Una auténtica espiritualidad sabe decir que no al pesimismo estéril
Es notorio que en nuestros días muchos cristianos están entregando su vida en tareas de amor al prójimo: cuidados de la salud, superación de las adicciones, fomento de la educación, atención a los ancianos. Incluso en ambientes hostiles. Y se hace necesario crear espacios motivadores y sanadores, para estos hombres y mujeres, muchas veces abnegados (Papa Francisco, Exhort. Apost. Evangelii gaudium, n. 76-77).
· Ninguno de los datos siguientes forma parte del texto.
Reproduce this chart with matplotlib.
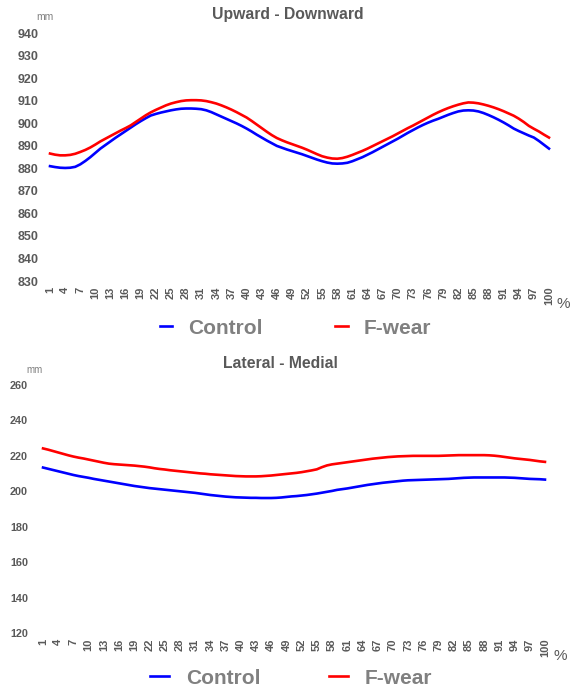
import numpy as np
import matplotlib
matplotlib.use("Agg")
import matplotlib.pyplot as plt

plt.rcParams['font.family'] = ['Liberation Sans', 'DejaVu Sans']

# percent of cycle, 1..100
pct = list(range(1, 101))
tick_labels = [str(p) for p in range(1, 101, 3)]

# Upward - Downward (mm)
ud_control = [
    881.0, 880.6, 880.3, 880.2, 880.3, 880.7, 881.8, 883.3, 885.0, 886.9,
    888.8, 890.4, 892.0, 893.6, 895.1, 896.6, 898.1, 899.6, 901.0, 902.3,
    903.5, 904.2, 904.8, 905.3, 905.8, 906.2, 906.5, 906.6, 906.6, 906.5,
    906.3, 905.8, 905.0, 904.0, 903.0, 902.0, 901.0, 900.0, 898.9, 897.7,
    896.4, 895.0, 893.7, 892.4, 891.2, 890.0, 889.2, 888.4, 887.7, 887.0,
    886.3, 885.5, 884.7, 883.9, 883.2, 882.6, 882.2, 882.1, 882.2, 882.5,
    883.2, 884.1, 885.0, 886.1, 887.2, 888.4, 889.6, 890.8, 892.0, 893.2,
    894.5, 895.8, 897.0, 898.2, 899.3, 900.3, 901.2, 902.0, 902.9, 903.8,
    904.6, 905.3, 905.7, 905.8, 905.7, 905.3, 904.6, 903.7, 902.7, 901.6,
    900.4, 899.1, 897.7, 896.6, 895.6, 894.6, 893.7, 892.2, 890.5, 888.8,
]
ud_fwear = [
    886.6, 886.1, 885.8, 885.8, 886.0, 886.5, 887.3, 888.2, 889.3, 890.6,
    892.0, 893.2, 894.4, 895.6, 896.8, 897.9, 899.1, 900.6, 902.1, 903.6,
    904.9, 906.0, 907.0, 908.0, 908.8, 909.4, 909.9, 910.2, 910.3, 910.3,
    910.2, 909.9, 909.4, 908.8, 908.0, 907.1, 906.1, 905.0, 903.8, 902.6,
    901.1, 899.5, 897.9, 896.3, 894.8, 893.5, 892.5, 891.6, 890.8, 890.0,
    889.2, 888.3, 887.3, 886.3, 885.4, 884.8, 884.4, 884.3, 884.6, 885.2,
    886.0, 886.9, 887.8, 888.8, 889.9, 891.0, 892.1, 893.2, 894.3, 895.5,
    896.7, 897.9, 899.0, 900.2, 901.4, 902.6, 903.8, 904.9, 905.9, 906.8,
    907.6, 908.3, 908.9, 909.3, 909.2, 908.9, 908.4, 907.8, 907.1, 906.3,
    905.4, 904.4, 903.4, 902.1, 900.6, 898.9, 897.6, 896.4, 895.0, 893.7,
]

# Lateral - Medial (mm)
lm_control = [
    213.4, 212.7, 212.0, 211.3, 210.6, 209.9, 209.2, 208.6, 208.1, 207.6,
    207.0, 206.5, 206.0, 205.5, 205.0, 204.5, 204.0, 203.5, 203.0, 202.6,
    202.2, 201.8, 201.5, 201.2, 200.9, 200.6, 200.3, 200.0, 199.7, 199.4,
    199.1, 198.7, 198.3, 197.9, 197.6, 197.3, 197.0, 196.8, 196.6, 196.5,
    196.4, 196.3, 196.3, 196.2, 196.2, 196.2, 196.3, 196.5, 196.8, 197.1,
    197.3, 197.6, 197.9, 198.3, 198.7, 199.2, 199.7, 200.2, 200.8, 201.2,
    201.6, 202.1, 202.6, 203.1, 203.6, 204.0, 204.4, 204.8, 205.1, 205.4,
    205.7, 206.0, 206.2, 206.3, 206.4, 206.5, 206.6, 206.7, 206.8, 206.9,
    207.0, 207.2, 207.4, 207.6, 207.7, 207.8, 207.8, 207.8, 207.8, 207.8,
    207.8, 207.8, 207.7, 207.6, 207.4, 207.2, 207.0, 206.9, 206.8, 206.6,
]
lm_fwear = [
    224.2, 223.5, 222.7, 221.9, 221.1, 220.3, 219.6, 219.0, 218.5, 217.9,
    217.3, 216.7, 216.1, 215.6, 215.3, 215.1, 214.9, 214.7, 214.5, 214.2,
    213.9, 213.5, 213.0, 212.6, 212.3, 211.9, 211.6, 211.3, 211.0, 210.7,
    210.4, 210.1, 209.9, 209.6, 209.4, 209.2, 209.0, 208.8, 208.6, 208.5,
    208.4, 208.4, 208.4, 208.5, 208.7, 208.9, 209.2, 209.5, 209.8, 210.1,
    210.4, 210.8, 211.3, 211.8, 212.4, 213.6, 214.6, 215.2, 215.6, 216.0,
    216.4, 216.8, 217.2, 217.6, 218.0, 218.4, 218.7, 219.0, 219.3, 219.5,
    219.7, 219.8, 219.9, 220.0, 220.0, 220.0, 220.0, 220.0, 220.0, 220.1,
    220.2, 220.3, 220.4, 220.4, 220.4, 220.4, 220.4, 220.4, 220.3, 220.1,
    219.8, 219.4, 219.0, 218.6, 218.3, 218.0, 217.7, 217.3, 216.9, 216.6,
]

W, H = 576, 691
fig = plt.figure(figsize=(W / 100, H / 100), dpi=100)

txt = '#595959'


def px(x0, y0, x1, y1):
    # axes rect from pixel box (left, top, right, bottom)
    return [x0 / W, 1 - y1 / H, (x1 - x0) / W, (y1 - y0) / H]


def setup(ax, ylim, yticks, ysize, ypad):
    ax.set_xlim(0.5, 100.5)
    ax.set_ylim(*ylim)
    ax.set_yticks(yticks)
    ax.set_xticks(list(range(1, 101, 3)))
    ax.set_xticklabels(tick_labels, rotation=90, fontsize=8, color=txt,
                       fontweight='bold')
    for lab in ax.get_yticklabels():
        lab.set_fontsize(ysize)
        lab.set_fontweight('bold')
        lab.set_color(txt)
    ax.tick_params(length=0, pad=ypad)
    ax.tick_params(axis='x', pad=4)
    for s in ax.spines.values():
        s.set_visible(False)


# top panel
ax1 = fig.add_axes(px(47.5, 33.3, 551.5, 281))
ax1.plot(pct, ud_control, color='#0000FF', lw=1.9, label='Control')
ax1.plot(pct, ud_fwear, color='#FF0000', lw=1.9, label='F-wear')
setup(ax1, (830, 940), list(range(830, 941, 10)), 9, 6.5)
fig.text(288 / W, 1 - 15 / H, 'Upward - Downward', ha='center', va='center',
         fontsize=11.3, fontweight='bold', color=txt)
fig.text(45 / W, 1 - 17 / H, 'mm', ha='center', va='center', fontsize=7.5,
         color='#808080')
fig.text(563 / W, 1 - 304 / H, '%', ha='center', va='center', fontsize=11,
         color=txt)
ax1.legend(loc='center', bbox_to_anchor=(295.5 / W, 1 - 328 / H),
           bbox_transform=fig.transFigure, ncol=2, frameon=False,
           handlelength=0.6, handletextpad=0.75, columnspacing=3.5,
           prop={'size': 15, 'weight': 'bold'}, labelcolor='#808080')

# bottom panel
ax2 = fig.add_axes(px(40.5, 385, 547.5, 633))
ax2.plot(pct, lm_control, color='#0000FF', lw=1.9, label='Control')
ax2.plot(pct, lm_fwear, color='#FF0000', lw=1.9, label='F-wear')
setup(ax2, (120, 260), list(range(120, 261, 20)), 7.8, 9)
fig.text(280 / W, 1 - 363 / H, 'Lateral - Medial', ha='center', va='center',
         fontsize=11.3, fontweight='bold', color=txt)
fig.text(35 / W, 1 - 370 / H, 'mm', ha='center', va='center', fontsize=7,
         color='#808080')
fig.text(560 / W, 1 - 656 / H, '%', ha='center', va='center', fontsize=11,
         color=txt)
ax2.legend(loc='center', bbox_to_anchor=(291 / W, 1 - 678 / H),
           bbox_transform=fig.transFigure, ncol=2, frameon=False,
           handlelength=0.9, handletextpad=0.8, columnspacing=3.3,
           prop={'size': 15, 'weight': 'bold'}, labelcolor='#808080')

fig.savefig('out.png', dpi=100)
Habría que tomar en consideración algunas tentaciones, que se oponen a éstos y a otros promotores de la nueva evangelización. Una de ellas sería el excesivo apego a la propia autonomía y distensión: una vida espiritual aislada de la entrega a los demás, cuyas tareas serían como un simple apéndice de la propia vida. Ello supondría una falta de identidad y un cierto complejo de inferioridad, un relativismo práctico: como si Dios no existiera, como si no existieran los demás; una evasión de los compromisos, sin entregar el tiempo libre. Un síntoma de esto podría ser la escasez de catequistas (idem, nn. 78-81).
Existe la tentación de una espiritualidad desligada de la acción, que se consuela con proyectos fantasiosos, con más atención a la organización que a las personas, con una huida de las contrariedades y de la cruz. Un gris pragmatismo mezquino, con tristeza y con poca esperanza. No hay que perder la alegría evangelizadora (idem, nn. 82-83).
Una auténtica espiritualidad sabe decir que no al pesimismo estéril: “Donde abundó el pecado sobreabundó la gracia” (Romanos 5, 20); ayuda a descubrir el vino que se convierta en agua, el trigo en medio de la cizaña, a valorar siempre lo positivo. No tiene justificación el derrotismo: “Te basta mi gracia, porque mi fuerza se manifiesta en la debilidad” (2 Corintios 12, 9). La Cruz no es derrota, sino bandera de victoria (idem, nn. 84-85).
Si bien en algunos lugares se ha producido una desertización espiritual y en otros hay una resistencia abierta a las luces del Evangelio, también es verdad que abundan las personas de fe, y una notable sed espiritual en muchos. Convendrá decir sí a las relaciones nuevas que genera Jesucristo, a las nuevas posibilidades que abre la comunicación. Rechacemos la sospecha y la desconfianza, poniendo el acento más en las relaciones personales que en las mediáticas. Hay que llegar a una revolución de la ternura (idem, nn. 86-88).